De quel rendement est-il question ici? Selon les documents gouvernementaux, il s’agit du rendement généré par les sommes déposées à la CDPQ dans le Fonds des générations. Le problème, c’est que cette manière de calculer le rendement du Fonds ne tient pas compte de l’ensemble des coûts qui rendent possible l’existence même du Fonds.

Chaque année, les versements au Fonds des générations sont financés par l’augmentation des besoins financiers du gouvernement, soit les sommes que celui-ci doit aller chercher sur les marchés en emprunts afin de financer des activités qu’il souhaite amortir sur une longue période. Le coût budgétaire de ces besoins financiers est ce que l’on désigne normalement comme le « service de la dette », soit ce qu’il en coûte annuellement à l’État pour assumer sa dette (on pense ici notamment au paiement des intérêts).

Le calcul du rendement réel du Fonds des générations devrait alors tenir compte de ces coûts, ce qui n’est pas le cas actuellement. Cela laisse alors un écart qui, puisqu’il n’est pas pris en charge par le Fonds, l’est ultimement par l’État par le biais de son service de la dette.

Le graphique suivant présente cet écart.

La première série de données présente le rendement présumé du Fonds, soit le rendement tel que présenté dans les documents gouvernementaux. De 2006-2007 à aujourd’hui, le Fonds aurait généré un rendement de l’ordre de 4,8 G$.

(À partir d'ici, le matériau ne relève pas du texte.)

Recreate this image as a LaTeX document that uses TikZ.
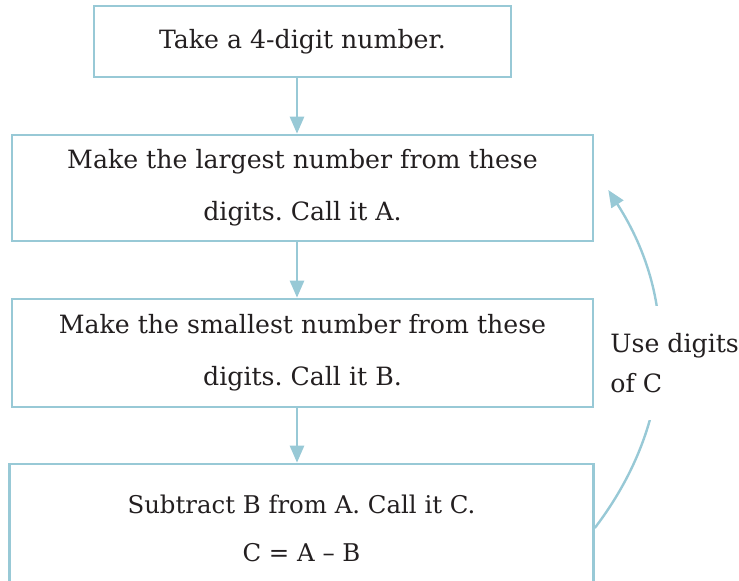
\documentclass[tikz,border=0pt]{standalone}
\usepackage{fontspec}
\setmainfont{DejaVu Serif}
\usetikzlibrary{arrows.meta, positioning}
\definecolor{flowblue}{RGB}{152,201,214}
\definecolor{inkgray}{RGB}{35,31,32}
\frenchspacing

\begin{document}
\begin{tikzpicture}[
  x=0.5pt, y=-0.5pt,
  stepbox/.style={draw=flowblue, line width=1.3pt, inner sep=0pt, align=center,
                  text=inkgray, font=\fontsize{12.6}{26}\selectfont},
  flow/.style={-{Triangle[length=8.5pt, width=7pt]}, draw=flowblue, line width=1.3pt},
  back/.style={flow, line width=1.2pt},
  note/.style={fill=white, align=left, text=inkgray, inner sep=0pt,
               minimum height=57pt, font=\fontsize{12.6}{20}\selectfont},
]
\useasboundingbox (0,0) rectangle (739,581);
\clip (0,0) rectangle (739,581);

% --- the four steps ---
\node[stepbox, minimum width=208.5pt, minimum height=35.5pt] (take) at (302.5,41.5)
  {Take a 4-digit number.};
\node[stepbox, minimum width=290.5pt, minimum height=53pt] (largest) at (302.5,188)
  {Make the largest number from these\\digits. Call it A.};
\node[stepbox, minimum width=290.5pt, minimum height=54pt] (smallest) at (302.5,353)
  {Make the smallest number from these\\digits. Call it B.};
\node[stepbox, minimum width=292pt, minimum height=64pt,
      font=\fontsize{12.2}{24}\selectfont] (subtract) at (301.5,528)
  {Subtract B from A. Call it C.\\C = A \textendash{} B};

% --- arrows down ---
\draw[flow] ([xshift=-2.75pt]take.south) -- ([xshift=-2.75pt]largest.north);
\draw[flow] ([xshift=-2.75pt]largest.south) -- ([xshift=-2.75pt]smallest.north);
\draw[flow] ([xshift=-2.75pt]smallest.south) -- ([xshift=-2.25pt]subtract.north);

% --- loop back to the top ---
\draw[back] (subtract.east) to[bend right=35] ([xshift=7pt, yshift=-1pt]largest.east);
\node[note, anchor=west] (uselabel) at (610,363) {Use digits\\of C};

\end{tikzpicture}
\end{document}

Comme indiqué plus haut, ce 4,8 G$ ne représente pas le rendement réel du Fonds, puisqu’il exclut de son calcul les coûts d’amortissement des sommes dégagées pour constituer en premier lieu le Fonds des générations. Pour trouver le rendement réel, il faut alors trouver quel est ce coût d’amortissement, soit le montant pris en charge par le service de la dette associé au financement des versements au Fonds.

Pour ce faire, trois hypothèses sont retenues : 1) ce coût d’amortissement est équivalent au taux d’intérêt moyen pondéré de l’État (TIMP) pour chaque année, 2) au taux d’intérêt moyen entre 2009 et 2016 tel que calculé par le collègue Mario Jodoin (3,3 %) ou 3) à 2 %, retenu comme valeur de référence.

Si la première hypothèse risque de surestimer le coût pour le service de la dette du financement des versements au Fonds des générations, la troisième tend à le sous-estimer, spécialement pour les premières années présentées au graphique ci-haut. En estimant ainsi le rendement du Fonds selon plusieurs hypothèses, il est alors possible de se donner une représentation assez juste de la réalité qui, assurément, se trouve quelque part entre la première et la troisième hypothèse proposée.

Le tableau qui précède indique concrètement les écarts dont il est question. Le rendement réel du Fonds des générations, pour toute la durée de son existence, correspond à 27 %, 36 % ou 61 % du rendement présumé par le gouvernement. Pour la seule année 2020-2021, il est question de sommes variant entre 233 millions de dollars et 390 millions de dollars. Il s’agit là d’écarts importants qui gagneraient à être présentés clairement lorsque vient le temps de débattre du bien-fondé de l’outil d’épargne forcée qu’est le Fonds des générations.

Plus fondamentalement, si le service de la dette sert à financer le Fonds des générations, il convient de s’interroger sur l’idée de maintenir les rendements générés hors du périmètre comptable du gouvernement. Ajouter les rendements du Fonds au budget de l’État pourrait alors générer une marge de manœuvre budgétaire entre 203 M$ et 360 M$.